KHCH
- Huntsville, Texas; United States;
- Broadcast area: Huntsville, Dodge
- Frequency: 1410 kHz
- Branding: Red de Radio Amistad

Programming
- Languages: Spanish, Vietnamese, Cantonese, Mandarin
- Format: Christian Radio

Ownership
- Owner: Houston Christian Broadcasters, Inc.
- Sister stations: KHCB-FM, KHCB, KTKC

History
- First air date: August 5, 1983 (as KKNX)
- Call sign meaning: Houston Christian Broadcasters (owner) Huntsville; or backronym; Keeping Him Close By (slogan) in Huntsville;

Technical information
- Licensing authority: FCC
- Facility ID: 30274
- Class: D
- Power: 250 watts day 87 watts night
- Translator: See § Translator

Links
- Public license information: Public file; LMS;
- Website: www.khcb.org

= KHCH =

KHCH (1410 AM, 98.7 FM) is an Ethnic Christian radio station, relayed by an FM translator, licensed to Huntsville, Texas.

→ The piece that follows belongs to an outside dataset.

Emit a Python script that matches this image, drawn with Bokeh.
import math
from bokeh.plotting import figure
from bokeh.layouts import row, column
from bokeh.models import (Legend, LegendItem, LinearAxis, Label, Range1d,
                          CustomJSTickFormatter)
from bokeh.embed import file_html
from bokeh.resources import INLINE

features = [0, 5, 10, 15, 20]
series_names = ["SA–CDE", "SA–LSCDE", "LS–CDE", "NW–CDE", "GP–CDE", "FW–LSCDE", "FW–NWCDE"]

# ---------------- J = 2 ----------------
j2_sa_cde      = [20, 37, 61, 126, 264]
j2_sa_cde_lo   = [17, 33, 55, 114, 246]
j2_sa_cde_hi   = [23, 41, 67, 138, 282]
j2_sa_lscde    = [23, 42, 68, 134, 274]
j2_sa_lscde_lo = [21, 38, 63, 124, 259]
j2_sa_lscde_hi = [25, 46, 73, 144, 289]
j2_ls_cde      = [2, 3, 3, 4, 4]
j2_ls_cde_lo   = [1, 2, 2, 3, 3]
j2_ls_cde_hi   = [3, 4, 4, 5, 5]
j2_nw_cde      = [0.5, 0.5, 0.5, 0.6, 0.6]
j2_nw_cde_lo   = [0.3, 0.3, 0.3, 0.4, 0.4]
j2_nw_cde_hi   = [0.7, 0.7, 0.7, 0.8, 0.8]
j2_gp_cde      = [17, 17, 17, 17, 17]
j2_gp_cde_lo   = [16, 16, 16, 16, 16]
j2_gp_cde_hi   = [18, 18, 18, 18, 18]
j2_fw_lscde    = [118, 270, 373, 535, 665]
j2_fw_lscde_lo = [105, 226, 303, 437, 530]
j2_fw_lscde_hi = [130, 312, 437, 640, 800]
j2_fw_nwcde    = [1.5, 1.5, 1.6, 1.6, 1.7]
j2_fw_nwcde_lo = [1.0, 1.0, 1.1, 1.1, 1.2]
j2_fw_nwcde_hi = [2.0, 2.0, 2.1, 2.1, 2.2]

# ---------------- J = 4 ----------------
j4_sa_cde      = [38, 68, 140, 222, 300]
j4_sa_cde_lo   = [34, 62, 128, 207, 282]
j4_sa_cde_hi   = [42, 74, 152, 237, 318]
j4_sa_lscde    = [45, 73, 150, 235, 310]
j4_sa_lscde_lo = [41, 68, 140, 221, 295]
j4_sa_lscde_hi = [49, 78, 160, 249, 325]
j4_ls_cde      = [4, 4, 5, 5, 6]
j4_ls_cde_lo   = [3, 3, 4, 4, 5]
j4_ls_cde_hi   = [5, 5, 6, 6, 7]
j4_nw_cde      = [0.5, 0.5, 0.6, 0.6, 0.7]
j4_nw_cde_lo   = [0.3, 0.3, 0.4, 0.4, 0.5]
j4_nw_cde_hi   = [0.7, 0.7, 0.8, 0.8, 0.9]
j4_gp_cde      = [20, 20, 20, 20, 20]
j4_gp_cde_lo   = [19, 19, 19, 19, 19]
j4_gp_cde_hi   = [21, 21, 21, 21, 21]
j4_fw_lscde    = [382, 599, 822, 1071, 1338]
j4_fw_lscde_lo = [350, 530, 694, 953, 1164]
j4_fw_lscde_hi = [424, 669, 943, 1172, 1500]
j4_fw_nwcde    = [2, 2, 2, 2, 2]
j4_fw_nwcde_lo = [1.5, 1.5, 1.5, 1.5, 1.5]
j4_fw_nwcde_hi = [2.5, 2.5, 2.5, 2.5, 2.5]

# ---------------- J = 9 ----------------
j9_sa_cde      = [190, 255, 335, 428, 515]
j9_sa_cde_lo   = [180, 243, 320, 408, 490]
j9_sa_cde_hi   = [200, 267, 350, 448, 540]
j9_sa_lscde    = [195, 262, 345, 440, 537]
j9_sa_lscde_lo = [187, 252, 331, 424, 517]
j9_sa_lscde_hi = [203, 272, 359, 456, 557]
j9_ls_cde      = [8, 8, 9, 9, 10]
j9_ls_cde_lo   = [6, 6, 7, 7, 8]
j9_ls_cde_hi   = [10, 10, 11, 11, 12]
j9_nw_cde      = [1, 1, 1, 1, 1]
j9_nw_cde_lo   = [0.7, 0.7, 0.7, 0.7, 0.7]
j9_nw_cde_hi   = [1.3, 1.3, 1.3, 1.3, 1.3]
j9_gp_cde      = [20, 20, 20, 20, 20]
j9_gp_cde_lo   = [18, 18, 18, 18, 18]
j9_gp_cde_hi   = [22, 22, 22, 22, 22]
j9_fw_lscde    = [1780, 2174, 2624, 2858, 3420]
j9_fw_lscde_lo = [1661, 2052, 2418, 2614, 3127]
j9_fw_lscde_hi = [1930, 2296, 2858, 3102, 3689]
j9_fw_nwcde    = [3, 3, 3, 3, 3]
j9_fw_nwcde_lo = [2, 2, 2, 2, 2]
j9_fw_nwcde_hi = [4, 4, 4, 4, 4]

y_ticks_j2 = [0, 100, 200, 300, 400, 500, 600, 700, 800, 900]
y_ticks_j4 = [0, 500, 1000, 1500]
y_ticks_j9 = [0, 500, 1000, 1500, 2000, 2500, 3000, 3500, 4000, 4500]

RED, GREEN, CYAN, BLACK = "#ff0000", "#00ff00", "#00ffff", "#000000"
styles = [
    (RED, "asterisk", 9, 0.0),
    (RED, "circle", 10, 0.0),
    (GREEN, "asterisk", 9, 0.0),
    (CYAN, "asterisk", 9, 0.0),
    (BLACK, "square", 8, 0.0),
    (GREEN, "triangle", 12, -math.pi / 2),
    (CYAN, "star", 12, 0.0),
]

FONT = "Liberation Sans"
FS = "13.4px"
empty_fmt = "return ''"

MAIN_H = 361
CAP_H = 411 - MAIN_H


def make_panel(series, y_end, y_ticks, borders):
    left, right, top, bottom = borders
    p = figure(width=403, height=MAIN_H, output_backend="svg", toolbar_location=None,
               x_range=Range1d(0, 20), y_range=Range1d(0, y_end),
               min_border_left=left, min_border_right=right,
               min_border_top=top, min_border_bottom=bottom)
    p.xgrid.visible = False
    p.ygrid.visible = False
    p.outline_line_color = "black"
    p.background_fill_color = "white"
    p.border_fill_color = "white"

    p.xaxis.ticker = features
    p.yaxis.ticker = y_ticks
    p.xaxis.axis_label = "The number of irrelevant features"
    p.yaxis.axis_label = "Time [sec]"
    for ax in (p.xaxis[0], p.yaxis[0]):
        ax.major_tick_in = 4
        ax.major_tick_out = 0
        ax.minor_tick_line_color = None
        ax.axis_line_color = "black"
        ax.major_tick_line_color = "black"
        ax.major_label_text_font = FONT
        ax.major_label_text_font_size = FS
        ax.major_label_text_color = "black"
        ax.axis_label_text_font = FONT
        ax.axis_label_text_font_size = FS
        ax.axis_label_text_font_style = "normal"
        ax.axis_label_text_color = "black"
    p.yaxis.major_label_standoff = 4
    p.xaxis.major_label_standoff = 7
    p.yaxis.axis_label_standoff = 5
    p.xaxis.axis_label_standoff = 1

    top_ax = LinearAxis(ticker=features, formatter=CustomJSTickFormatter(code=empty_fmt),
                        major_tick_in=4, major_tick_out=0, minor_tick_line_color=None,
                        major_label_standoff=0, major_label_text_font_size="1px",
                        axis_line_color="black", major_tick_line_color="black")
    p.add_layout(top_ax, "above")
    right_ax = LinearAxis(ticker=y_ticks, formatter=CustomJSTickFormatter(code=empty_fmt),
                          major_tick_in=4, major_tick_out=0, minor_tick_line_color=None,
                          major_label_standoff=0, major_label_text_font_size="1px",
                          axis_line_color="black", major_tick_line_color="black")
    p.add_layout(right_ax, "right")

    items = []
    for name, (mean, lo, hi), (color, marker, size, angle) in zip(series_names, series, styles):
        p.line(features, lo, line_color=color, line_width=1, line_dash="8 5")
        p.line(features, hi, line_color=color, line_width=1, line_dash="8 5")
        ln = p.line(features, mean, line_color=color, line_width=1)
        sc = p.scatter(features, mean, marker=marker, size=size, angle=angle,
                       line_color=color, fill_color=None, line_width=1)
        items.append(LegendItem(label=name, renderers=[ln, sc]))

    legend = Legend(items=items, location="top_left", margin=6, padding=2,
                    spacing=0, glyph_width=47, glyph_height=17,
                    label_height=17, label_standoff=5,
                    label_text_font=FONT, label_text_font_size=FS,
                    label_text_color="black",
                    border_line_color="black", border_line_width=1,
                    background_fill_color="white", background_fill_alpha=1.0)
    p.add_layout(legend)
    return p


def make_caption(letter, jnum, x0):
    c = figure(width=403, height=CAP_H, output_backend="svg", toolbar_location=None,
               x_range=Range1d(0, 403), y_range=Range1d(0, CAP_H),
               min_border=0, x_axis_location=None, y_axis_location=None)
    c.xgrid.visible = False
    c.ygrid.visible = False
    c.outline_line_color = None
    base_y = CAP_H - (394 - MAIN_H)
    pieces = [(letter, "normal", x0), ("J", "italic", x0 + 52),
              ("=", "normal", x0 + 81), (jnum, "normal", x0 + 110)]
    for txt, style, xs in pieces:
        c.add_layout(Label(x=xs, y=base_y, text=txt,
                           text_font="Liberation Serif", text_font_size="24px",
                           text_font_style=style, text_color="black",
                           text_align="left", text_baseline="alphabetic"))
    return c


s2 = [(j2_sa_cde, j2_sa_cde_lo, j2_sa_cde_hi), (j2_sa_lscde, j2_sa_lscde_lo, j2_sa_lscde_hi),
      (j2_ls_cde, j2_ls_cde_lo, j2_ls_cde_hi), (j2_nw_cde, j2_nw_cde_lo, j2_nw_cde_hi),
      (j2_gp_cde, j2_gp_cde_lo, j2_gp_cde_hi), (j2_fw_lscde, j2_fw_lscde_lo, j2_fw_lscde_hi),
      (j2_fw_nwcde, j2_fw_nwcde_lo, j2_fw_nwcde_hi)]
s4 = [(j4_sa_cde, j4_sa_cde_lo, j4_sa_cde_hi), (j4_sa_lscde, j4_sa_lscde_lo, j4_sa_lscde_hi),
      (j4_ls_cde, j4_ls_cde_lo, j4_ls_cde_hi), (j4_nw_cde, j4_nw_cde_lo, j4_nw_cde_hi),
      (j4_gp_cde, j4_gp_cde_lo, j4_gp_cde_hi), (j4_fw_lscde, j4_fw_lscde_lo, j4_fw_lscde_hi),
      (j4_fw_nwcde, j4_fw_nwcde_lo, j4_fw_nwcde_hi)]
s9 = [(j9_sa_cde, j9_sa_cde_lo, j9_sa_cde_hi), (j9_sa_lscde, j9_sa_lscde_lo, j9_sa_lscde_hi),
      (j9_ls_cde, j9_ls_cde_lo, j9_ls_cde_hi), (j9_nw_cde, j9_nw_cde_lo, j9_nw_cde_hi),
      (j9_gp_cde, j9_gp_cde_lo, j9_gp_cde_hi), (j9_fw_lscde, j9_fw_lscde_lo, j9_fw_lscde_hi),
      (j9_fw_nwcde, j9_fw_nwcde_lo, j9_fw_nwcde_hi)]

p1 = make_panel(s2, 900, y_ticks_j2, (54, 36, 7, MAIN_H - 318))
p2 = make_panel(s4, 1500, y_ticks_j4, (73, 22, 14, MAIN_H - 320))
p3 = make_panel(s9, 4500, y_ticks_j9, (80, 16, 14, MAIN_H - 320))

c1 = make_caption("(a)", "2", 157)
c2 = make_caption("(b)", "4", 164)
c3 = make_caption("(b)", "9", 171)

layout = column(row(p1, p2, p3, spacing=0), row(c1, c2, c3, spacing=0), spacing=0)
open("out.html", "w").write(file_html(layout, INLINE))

KHCH broadcasts in the languages of Spanish, Vietnamese, Cantonese, and Mandarin, and is owned by Houston Christian Broadcasters, Inc.

The station first began broadcasting on August 5, 1983 under the call sign KKNX. It was established to serve the Huntsville and Dodge areas of Texas. During its early years, the station underwent several changes in programming before being acquired by its current owners.

In the 1990s, the station was acquired by Houston Christian Broadcasters, Inc., a non-profit organization that operates a network of Christian radio stations. Following the acquisition, the call letters were changed to KHCH. The call sign is often associated with the slogan "Keeping Him Close By," which aligns with the parent network's branding.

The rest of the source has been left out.